The concept of sacrifice is found throughout the Bible. The Greek word for thanksgiving found in the New Testament is eucharisteo, which means “to be thankful” or “to give thanks.” The root word of eucharisteo is charis, from which comes our word “grace.”  How interesting that our gratitude and God’s grace are bound together, like two sides of the same coin.

One definition of sacrifice, found in dictionary.com, is “the surrender or destruction of something prized or desirable for the sake of something considered as having a higher or more pressing claim.” The “something prized or desirable” in this case is my will, my pride, and my control over my own life. The “higher or more pressing claim” is God’s authority over my life, which I gave to Him some forty-two years ago. Even so, I still have to sacrifice my will to His daily. I still must bend the knee of my spirit each and every day.
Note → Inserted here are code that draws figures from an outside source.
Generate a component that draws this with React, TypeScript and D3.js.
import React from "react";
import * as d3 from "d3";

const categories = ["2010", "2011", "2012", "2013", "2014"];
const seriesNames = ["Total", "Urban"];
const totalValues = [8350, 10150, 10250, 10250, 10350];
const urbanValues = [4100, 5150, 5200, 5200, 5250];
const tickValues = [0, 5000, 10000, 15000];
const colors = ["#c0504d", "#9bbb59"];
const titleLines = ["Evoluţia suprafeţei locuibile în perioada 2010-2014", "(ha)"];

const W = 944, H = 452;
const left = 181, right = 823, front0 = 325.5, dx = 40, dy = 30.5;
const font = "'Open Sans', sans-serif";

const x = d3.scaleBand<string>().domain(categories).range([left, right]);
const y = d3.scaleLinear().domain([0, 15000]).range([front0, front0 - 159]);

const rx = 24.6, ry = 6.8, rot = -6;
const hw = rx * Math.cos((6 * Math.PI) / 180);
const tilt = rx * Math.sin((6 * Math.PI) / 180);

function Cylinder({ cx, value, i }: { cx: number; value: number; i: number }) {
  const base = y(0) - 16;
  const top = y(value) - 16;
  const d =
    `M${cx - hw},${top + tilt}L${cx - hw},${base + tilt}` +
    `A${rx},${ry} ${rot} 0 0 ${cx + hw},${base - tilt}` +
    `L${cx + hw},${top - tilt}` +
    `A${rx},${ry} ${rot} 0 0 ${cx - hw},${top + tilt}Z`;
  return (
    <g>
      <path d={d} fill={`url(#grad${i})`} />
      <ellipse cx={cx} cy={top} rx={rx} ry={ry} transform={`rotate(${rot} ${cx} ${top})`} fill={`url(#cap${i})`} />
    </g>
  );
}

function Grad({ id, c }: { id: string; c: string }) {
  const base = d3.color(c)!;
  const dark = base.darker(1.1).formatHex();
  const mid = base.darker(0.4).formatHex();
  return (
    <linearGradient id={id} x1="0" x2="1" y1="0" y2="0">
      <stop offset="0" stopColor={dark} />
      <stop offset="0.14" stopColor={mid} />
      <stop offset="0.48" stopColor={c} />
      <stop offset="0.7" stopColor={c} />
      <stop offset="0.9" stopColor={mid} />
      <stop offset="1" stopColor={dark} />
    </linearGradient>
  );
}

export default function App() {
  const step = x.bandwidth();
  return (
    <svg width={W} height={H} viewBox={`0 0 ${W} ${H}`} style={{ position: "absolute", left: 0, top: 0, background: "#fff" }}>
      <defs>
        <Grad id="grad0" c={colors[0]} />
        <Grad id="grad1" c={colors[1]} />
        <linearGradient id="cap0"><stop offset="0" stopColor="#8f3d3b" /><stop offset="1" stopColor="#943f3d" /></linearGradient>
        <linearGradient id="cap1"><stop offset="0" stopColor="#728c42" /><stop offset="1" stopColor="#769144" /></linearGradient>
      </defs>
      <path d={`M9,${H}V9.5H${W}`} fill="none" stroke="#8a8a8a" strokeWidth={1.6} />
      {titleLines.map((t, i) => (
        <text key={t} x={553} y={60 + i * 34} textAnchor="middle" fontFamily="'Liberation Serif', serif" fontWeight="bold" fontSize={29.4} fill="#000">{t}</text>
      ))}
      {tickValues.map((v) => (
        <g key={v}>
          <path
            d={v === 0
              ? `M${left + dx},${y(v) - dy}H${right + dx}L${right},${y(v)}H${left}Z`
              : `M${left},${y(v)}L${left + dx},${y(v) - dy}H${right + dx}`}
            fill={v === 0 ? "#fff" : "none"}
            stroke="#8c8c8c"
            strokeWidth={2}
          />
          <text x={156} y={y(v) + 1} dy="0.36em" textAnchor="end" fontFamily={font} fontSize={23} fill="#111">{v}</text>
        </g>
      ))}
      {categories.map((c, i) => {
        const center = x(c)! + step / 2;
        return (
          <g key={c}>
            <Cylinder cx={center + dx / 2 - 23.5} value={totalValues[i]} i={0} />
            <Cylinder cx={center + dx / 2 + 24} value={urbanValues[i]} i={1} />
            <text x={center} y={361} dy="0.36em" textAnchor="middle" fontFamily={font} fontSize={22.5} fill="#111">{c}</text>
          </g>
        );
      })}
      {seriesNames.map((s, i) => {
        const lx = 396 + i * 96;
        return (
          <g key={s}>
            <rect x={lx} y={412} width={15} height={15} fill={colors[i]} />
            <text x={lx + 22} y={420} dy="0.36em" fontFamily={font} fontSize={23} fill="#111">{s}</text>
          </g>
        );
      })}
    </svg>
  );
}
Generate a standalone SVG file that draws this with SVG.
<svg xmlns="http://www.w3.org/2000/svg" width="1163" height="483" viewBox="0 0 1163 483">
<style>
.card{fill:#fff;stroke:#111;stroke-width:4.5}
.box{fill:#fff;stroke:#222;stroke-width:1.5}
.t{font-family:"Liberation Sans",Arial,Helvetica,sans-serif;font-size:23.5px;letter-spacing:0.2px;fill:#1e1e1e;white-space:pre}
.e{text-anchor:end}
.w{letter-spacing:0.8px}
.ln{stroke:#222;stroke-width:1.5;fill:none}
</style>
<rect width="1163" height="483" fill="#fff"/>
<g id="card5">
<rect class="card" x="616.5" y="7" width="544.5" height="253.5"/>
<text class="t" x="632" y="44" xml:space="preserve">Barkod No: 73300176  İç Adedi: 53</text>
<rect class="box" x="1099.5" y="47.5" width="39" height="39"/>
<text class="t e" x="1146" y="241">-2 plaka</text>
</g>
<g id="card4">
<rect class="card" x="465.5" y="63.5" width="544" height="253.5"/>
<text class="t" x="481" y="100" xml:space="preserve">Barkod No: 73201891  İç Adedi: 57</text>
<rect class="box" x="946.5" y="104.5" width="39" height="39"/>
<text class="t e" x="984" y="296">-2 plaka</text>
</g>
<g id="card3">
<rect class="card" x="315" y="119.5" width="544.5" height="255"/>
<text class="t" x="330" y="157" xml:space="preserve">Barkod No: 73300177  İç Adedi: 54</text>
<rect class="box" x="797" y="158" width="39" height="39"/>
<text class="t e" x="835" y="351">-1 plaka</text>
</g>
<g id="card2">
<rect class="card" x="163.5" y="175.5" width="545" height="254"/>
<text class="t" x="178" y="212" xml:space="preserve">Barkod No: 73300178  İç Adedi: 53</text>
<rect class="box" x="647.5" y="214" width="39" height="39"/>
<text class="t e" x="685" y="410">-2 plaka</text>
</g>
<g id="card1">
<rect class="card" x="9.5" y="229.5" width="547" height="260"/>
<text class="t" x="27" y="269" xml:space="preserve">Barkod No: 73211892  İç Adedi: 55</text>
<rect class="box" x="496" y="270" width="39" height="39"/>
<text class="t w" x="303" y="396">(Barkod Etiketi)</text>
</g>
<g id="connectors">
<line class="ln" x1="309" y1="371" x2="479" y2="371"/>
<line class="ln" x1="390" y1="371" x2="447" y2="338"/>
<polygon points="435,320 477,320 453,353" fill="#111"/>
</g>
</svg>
What happens when I am not thankful? I can totally miss out on God’s “best” for my life because I would all too often rather keep the “better” grasped tightly in my hand, like a child clutching a favorite toy. As St. Augustine aptly put it, “God wants to give us something, but cannot, because our hands are full – there’s nowhere for Him to put it.”

A lack of gratitude in my spirit can lead to pride establishing even more of a foothold than it already has in my heart. How easy to think that all the good things in my life, even the seeming escape of some of the troubles of this world, are due to my talents and abilities. How absolutely childlike that I should fail to remember that it has everything to do with God’s grace and mercy.

Further, this lack appreciation causes me to miss out on the blessing of seeing life through the lens of gratitude, the view that my glass is half-full, rather than almost empty. God’s tender voice whispers gently to me from the pages of His word, “What I want from you is your true thanks; I want your promises fulfilled. I want you to trust Me in your times of trouble, so I can rescue you and you can give Me glory” (Psalm 50:14-15, Living Bible).

What happens when I am thankful? This sacrificial offering of my mind, spirit, and will creates a space of habitation for God within my soul. Author Ann Voskamp so beautifully conveys this thought in her book, One Thousand Gifts, “When I give thanks for the seemingly microscopic, I make a place for God to grow within me.”

When I thank God for all that is in my life, not just some, I am establishing a habit. I am laying down a groove, as it were, on the surface of my soul, where the needle of the discipline of thankfulness will play again and again a tune that is pleasing to my Father’s ear. Many times we think of spiritual discipline as a practice such as fasting, prayer, service to others, spending time in God’s Word, and tithing. We must never fail to build within our hearts this holy habit of thankfulness.

Lastly, when I am thankful, I make God smile. Just as I absolutely adore to please my earthly father, so should I long to do so for my Heavenly Father. Hebrews 13:16 tells me that my sacrifices of thankfulness please my God immensely.

Thanksgiving is just around the corner. Family and friends will gather to celebrate. Let the tastiest treat you sample this holiday season be one that was prepared on the hearth of your own heart: a sacrifice of a thankful heart.

Sherye Green is a Jacksonian, a teacher at Hinds Community College, and a wife, mother, and grandmother. Sherye and her husband, Mark, are members of First Baptist Church Jackson. She is also the author of Abandon Not My Soul.